Eine bemerkenswerte juristische Einschätzung gibt auch der Schriftführer der „Jungen Alternative“ Rheinland-Pfalz Robin Classen ab. Classen schreibt nicht nur Protokolle, sondern auch für die „Blaue Narzisse“, einem radikalen Blog im Spektrum der Neuen Rechten. Classen äußert sich auf dem Blog unter anderem zum Urteil im NPD-Verbotsverfahren.

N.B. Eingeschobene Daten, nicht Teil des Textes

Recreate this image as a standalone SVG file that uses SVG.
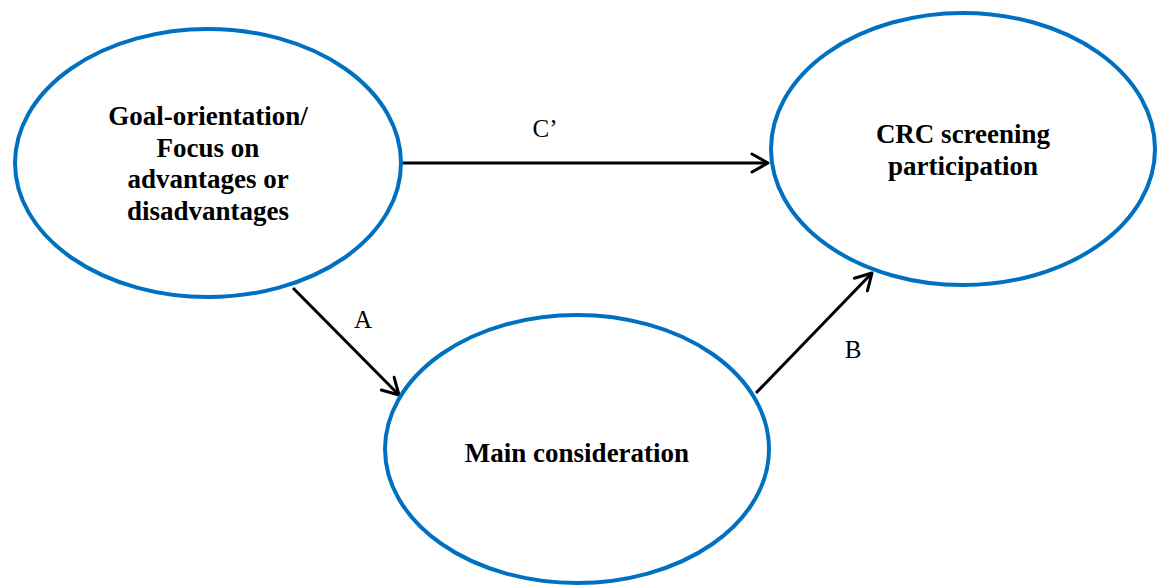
<svg xmlns="http://www.w3.org/2000/svg" width="1165" height="586" viewBox="0 0 1165 586">
<defs>
<style>
.node{fill:#fff;stroke:#0070C0;stroke-width:4}
.nt{font-family:"Liberation Serif","Times New Roman",serif;font-weight:bold;font-size:27px;fill:#000;text-anchor:middle}
.lbl{font-family:"Liberation Serif","Times New Roman",serif;font-size:25px;fill:#000;text-anchor:middle}
.edge{stroke:#000;stroke-width:3;fill:none}
</style>
<marker id="arr" viewBox="-20 -12 24 24" markerUnits="userSpaceOnUse" markerWidth="24" markerHeight="24" refX="0" refY="0" orient="auto">
<path d="M-16,-9 L0,0 L-16,9" fill="none" stroke="#000" stroke-width="3" stroke-linejoin="round" stroke-linecap="round"/>
</marker>
</defs>
<rect width="1165" height="586" fill="#fff"/>
<g id="edges">
<line class="edge" x1="402" y1="163" x2="768" y2="163" marker-end="url(#arr)"/>
<line class="edge" x1="293" y1="288" x2="399" y2="395" marker-end="url(#arr)"/>
<line class="edge" x1="756" y1="393" x2="872" y2="273" marker-end="url(#arr)"/>
<text class="lbl" x="545" y="137">C’</text>
<text class="lbl" x="363" y="328">A</text>
<text class="lbl" x="853" y="358">B</text>
</g>
<g id="goal">
<ellipse class="node" cx="208" cy="163" rx="193" ry="134"/>
<text class="nt" x="208" y="125">Goal-orientation/</text>
<text class="nt" x="208" y="157">Focus on</text>
<text class="nt" x="208" y="188">advantages or</text>
<text class="nt" x="208" y="220">disadvantages</text>
</g>
<g id="crc">
<ellipse class="node" cx="963" cy="149" rx="192" ry="136"/>
<text class="nt" x="963" y="143">CRC screening</text>
<text class="nt" x="963" y="175">participation</text>
</g>
<g id="main">
<ellipse class="node" cx="577" cy="449" rx="192" ry="134"/>
<text class="nt" x="577" y="462">Main consideration</text>
</g>
</svg>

Dieses hält er für ein „verheerendes Signal“. Nicht etwa, weil die rechtsextreme Partei fortbestehen kann, sondern wegen der Begründung der Richter, die der Partei Verfassungsfeindlichkeit attestieren. Classen empört sich über die Kritik des Gerichts an NPD-Forderungen wie „Sonderklassen für ausländische Schüler, eine Auskoppelung von Ausländern aus der Sozialversicherung, kein Kindergeld für Ausländer, Wiedereinführung des ius sanguinis (Abstammungsprinzip), Ausländerrückführungsprogramm“, die offensichtlich auch seine eigenen sind. Classen hat das „ungute Gefühl“, dass das Urteil „der schleichende Beginn einer Patriotenverfolgung mit einer bislang in diesem System ungekannten Repressionsintensität“ sein könnte.

„Leute wir befinden uns im Endkampf“

Unabhängig von der Demokratieferne des rheinland-pfälzischen Landesverbands der „Jungen Alternative“ steht längst nicht fest, dass sich Lohr mit seinem Vorhaben, die nun ins Visier der beobachtenden Behörden geratenen Landesverbände bei einem außerordentlichen Bundeskongress aufzulösen, durchsetzt. Im Netz wird Lohr bereits von verschiedenen Seiten als „Verräter“ beschimpft und auf eine Stufe mit der verhassten ehemaligen AfD-Vorsitzenden Petry gestellt. Der in der „Jungen Alternative“ einflussreiche AfD-Politiker Dubravko Mandic sammelt auf seiner Facebook-Seite bereits mit martialischen Worten die Kräfte: „Leute wir befinden uns im Endkampf“, schrieb er am Montagnachmittag.

Damian Lohr hat angekündigt, dass er seinen Posten als Bundesvorsitzender räumen will, wenn er sich nicht durchsetzt. Wer könnte ihm folgen? Seine Wahl zum Vorsitzenden gewann er gegen den Baden-Württemberger Reimond Hoffmann. Hoffmann stellte am Montag vergangene Woche eigens produzierte Livestreams ins Netz. Von einer Neonazi-Demo in Chemnitz mit bekanntem Ausgang.